But this reaction was based on a particular type of religous mentality and an authoritarian conception of God. It is not at all like the understanding of the mystics, the spiritually illuminated, and many other forms of religious sensibility that existed inside, outside and along side the Church-dominated authoritarianism of the West.
I take your point. Still, when we speak as "philosophers" (or present a crystallization of our living personality in a blog post), we are indeed (like it or not) carving a persona, which is to say an image of ourselves in the mind of another. We do not have direct access to one another. We do tend to attempt at least to control this image. And this makes sense, since we largely define ourselves in terms of the inferior other (liberals versus conservatives is an easy example). We know all too well (from our own dark hearts) how quick to stereotype and categorize that pesky, self-preserving Other can be.
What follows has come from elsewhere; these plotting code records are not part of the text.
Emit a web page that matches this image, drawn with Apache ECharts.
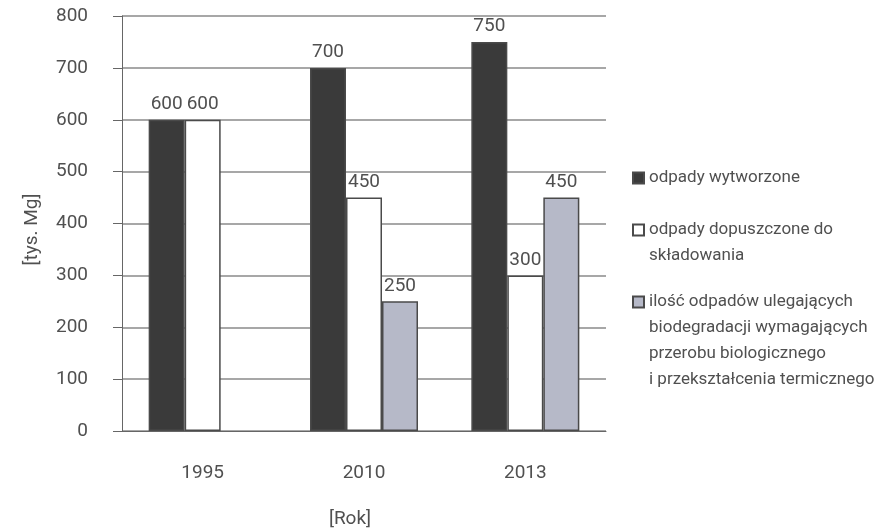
<html>
    <head>
        <meta charset="utf-8">
        <script src="https://cdn.jsdelivr.net/npm/echarts@6/dist/echarts.min.js"></script>
        <style>
            html, body { margin: 0; padding: 0; background: #fff; }
            #main { width: 888px; height: 529px; }
        </style>
    </head>
    <body>
        <div id="main"></div>

        <script>

        var years = ['1995', '2010', '2013'];
        var seriesNames = [
            'odpady wytworzone',
            'odpady dopuszczone do\nskładowania',
            'ilość odpadów ulegających\nbiodegradacji wymagających\nprzerobu biologicznego\ni przekształcenia termicznego'
        ];
        var produced = [600, 700, 750];
        var landfilled = [600, 450, 300];
        var biodegradable = ['-', 250, 450];
        var yTicks = [0, 100, 200, 300, 400, 500, 600, 700, 800];

        var font = "Roboto, 'Liberation Sans', sans-serif";
        var textColor = '#505050';
        var lineH = 26;
        // first-line centres of the legend entries
        var legendY = [178, 230, 302];

        var barLabel = {
            show: true,
            position: 'top',
            distance: 6,
            fontFamily: font,
            fontSize: 19,
            color: textColor
        };

        function makeBar(name, data, color) {
            return {
                name: name,
                type: 'bar',
                data: data,
                barWidth: 36,
                barGap: '0%',
                itemStyle: {
                    color: color,
                    borderColor: '#4a4a4a',
                    borderWidth: 1.5
                },
                label: barLabel
            };
        }

        // one legend per entry; blank lines in front keep the icon level
        // with the first line of a wrapped name
        var legends = seriesNames.map(function (n, i) {
            var lines = n.split('\n').length;
            return {
                orient: 'vertical',
                left: 632,
                top: legendY[i] - (2 * lines - 1) * lineH / 2,
                padding: 0,
                itemWidth: 11,
                itemHeight: 11,
                itemGap: 0,
                icon: 'rect',
                selectedMode: false,
                textStyle: {
                    fontFamily: font,
                    fontSize: 17,
                    lineHeight: lineH,
                    color: textColor
                },
                formatter: function (name) {
                    return new Array(lines).join('\n') + name;
                },
                data: [n]
            };
        });

        var option = {
            backgroundColor: '#fff',
            animation: false,
            textStyle: { fontFamily: font },
            grid: {
                left: 122,
                right: 282,
                top: 16,
                bottom: 98,
                outerBoundsMode: 'none'
            },
            legend: legends,
            xAxis: {
                type: 'category',
                data: years,
                name: '[Rok]',
                nameLocation: 'middle',
                nameGap: 79,
                nameTextStyle: {
                    fontFamily: font,
                    fontSize: 19,
                    color: textColor,
                    padding: [0, 28, 0, 0]
                },
                axisLine: { lineStyle: { color: '#666', width: 1 } },
                axisTick: { length: 8, lineStyle: { color: '#666' } },
                axisLabel: {
                    margin: 33,
                    fontFamily: font,
                    fontSize: 19,
                    color: textColor
                }
            },
            yAxis: {
                type: 'value',
                min: yTicks[0],
                max: yTicks[yTicks.length - 1],
                interval: 100,
                name: '[tys. Mg]',
                nameLocation: 'middle',
                nameGap: 80,
                nameTextStyle: {
                    fontFamily: font,
                    fontSize: 19,
                    color: textColor,
                    padding: [0, 12, 0, 0]
                },
                axisLine: { show: true, lineStyle: { color: '#666', width: 1 } },
                axisTick: { show: true, length: 9, lineStyle: { color: '#666' } },
                splitLine: { lineStyle: { color: '#8a8a8a', width: 1.5 } },
                axisLabel: {
                    margin: 34,
                    fontFamily: font,
                    fontSize: 19,
                    color: textColor
                }
            },
            series: [
                makeBar(seriesNames[0], produced, '#3a3a3a'),
                makeBar(seriesNames[1], landfilled, '#ffffff'),
                makeBar(seriesNames[2], biodegradable, '#b6b9c8')
            ]
        };

        var myChart = echarts.init(document.getElementById('main'));
        myChart.setOption(option);

        </script>
    </body>
</html>
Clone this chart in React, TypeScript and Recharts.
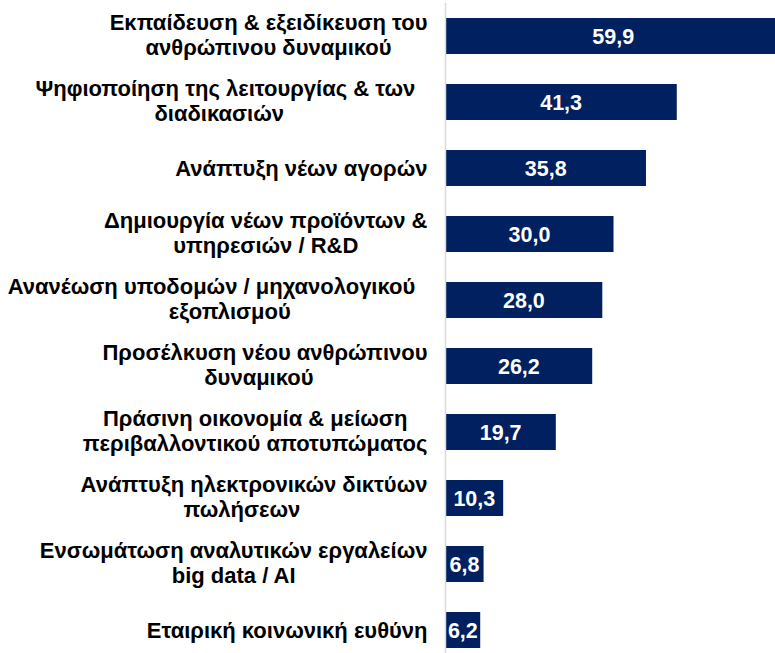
import React from 'react';
import { BarChart, Bar, XAxis, YAxis, LabelList } from 'recharts';

const categories = [
  'Εκπαίδευση & εξειδίκευση του\nανθρώπινου δυναμικού',
  'Ψηφιοποίηση της λειτουργίας & των  \nδιαδικασιών    ',
  'Ανάπτυξη νέων αγορών',
  'Δημιουργία νέων προϊόντων &\nυπηρεσιών / R&D',
  'Ανανέωση υποδομών / μηχανολογικού  \n    εξοπλισμού',
  'Προσέλκυση νέου ανθρώπινου\nδυναμικού  ',
  'Πράσινη οικονομία & μείωση\nπεριβαλλοντικού αποτυπώματος',
  'Ανάπτυξη ηλεκτρονικών δικτύων\nπωλήσεων    ',
  'Ενσωμάτωση αναλυτικών εργαλείων\nbig data / AI',
  'Εταιρική κοινωνική ευθύνη',
];
const values = [59.9, 41.3, 35.8, 30.0, 28.0, 26.2, 19.7, 10.3, 6.8, 6.2];

const data = categories.map((name, i) => ({ name, value: values[i] }));

const FONT_SIZE = 22;
const FONT = `bold ${FONT_SIZE}px "Liberation Sans", Arial, sans-serif`;
let ctx: CanvasRenderingContext2D | null = null;
function measure(t: string): number {
  if (!ctx && typeof document !== 'undefined') {
    ctx = document.createElement('canvas').getContext('2d');
  }
  if (!ctx) return t.length * FONT_SIZE * 0.55;
  ctx.font = FONT;
  return ctx.measureText(t).width;
}

const CategoryTick = (props: any) => {
  const { x, y, payload } = props;
  const lines: string[] = String(payload.value).split('\n');
  const maxW = Math.max(...lines.map(measure));
  const cx = x - maxW / 2;
  const lh = 25;
  const startY = y - ((lines.length - 1) * lh) / 2 - (lines.length > 1 ? 1.5 : 0);
  return (
    <g>
      {lines.map((l, i) => (
        <text
          key={i}
          x={cx}
          y={startY + i * lh}
          dy="0.35em"
          textAnchor="middle"
          fontFamily='"Liberation Sans", Arial, sans-serif'
          fontWeight="bold"
          fontSize={FONT_SIZE}
          fill="#000"
          style={{ whiteSpace: 'pre' }}
        >
          {l}
        </text>
      ))}
    </g>
  );
};

const fmt = (v: any) => Number(v).toFixed(1).replace('.', ',');

export default function App() {
  return (
    <div
      style={{
        position: 'fixed',
        left: 0,
        top: 0,
        width: 775,
        height: 653,
        overflow: 'hidden',
        background: '#fff',
      }}
    >
      <BarChart
        width={800}
        height={670}
        data={data}
        layout="vertical"
        margin={{ top: 3, right: 18.5, bottom: 7, left: 0 }}
      >
        <XAxis type="number" domain={[0, 60]} hide />
        <YAxis
          type="category"
          dataKey="name"
          width={445.5}
          tickSize={0}
          tickMargin={18}
          tickLine={false}
          axisLine={{ stroke: '#d9d9d9', strokeWidth: 1.5 }}
          tick={<CategoryTick />}
          interval={0}
        />
        <Bar dataKey="value" fill="#002060" barSize={36} isAnimationActive={false}>
          <LabelList
            dataKey="value"
            position="center"
            formatter={fmt}
            fill="#ffffff"
            fontFamily='"Liberation Sans", Arial, sans-serif'
            fontWeight="bold"
            fontSize={21.5}
          />
        </Bar>
      </BarChart>
    </div>
  );
}
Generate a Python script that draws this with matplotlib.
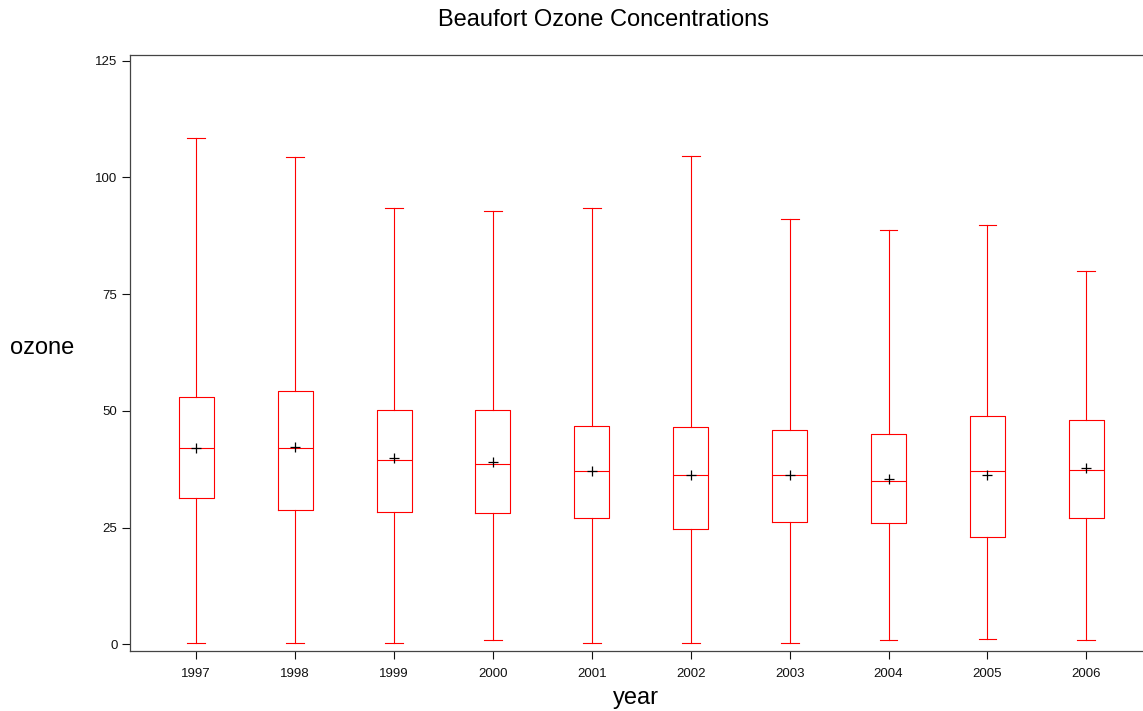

Maybe some of the moral stickiness of this stems from the Romantic idea that a work in any given medium can - and ought - to express fully the person who creates it. — csalisbury
One way to sidestep this dynamic is to view any expression, in any medium, as operating within an (inherited) genre. It's impossible for a work, within a genre, to express the whole, and there's no way to escape genre into the Genre of all Genres. Literature's 'realists,' for example, quickly, helplessly, developed their own set of conventions (and also half-consciously imported a whole bunch of old ones.) — csalisbury
his is a kind of language-game type view. A blog post (or anything else) would consist of 'moves' within a game. In addition to object-level moves (just the shit you talk about: Recipes maybe or thoughts on Hegel or Hillary's being implicated by Benghazi etc.) there are also meta-moves which
- communicate your own credentials to make certain object-level moves ('hell I was THERE at Benghazi" "I went to a prestigious culinary school" etc.)
- anticipate and prevent undesired countermoves ( "I know DMT has a reputation, but I'm not one of those Joe Rogan bros, my experience with it stems from my background in chemistry" "One objection to what I've said is x, but this is why x doesn't apply here" etc.)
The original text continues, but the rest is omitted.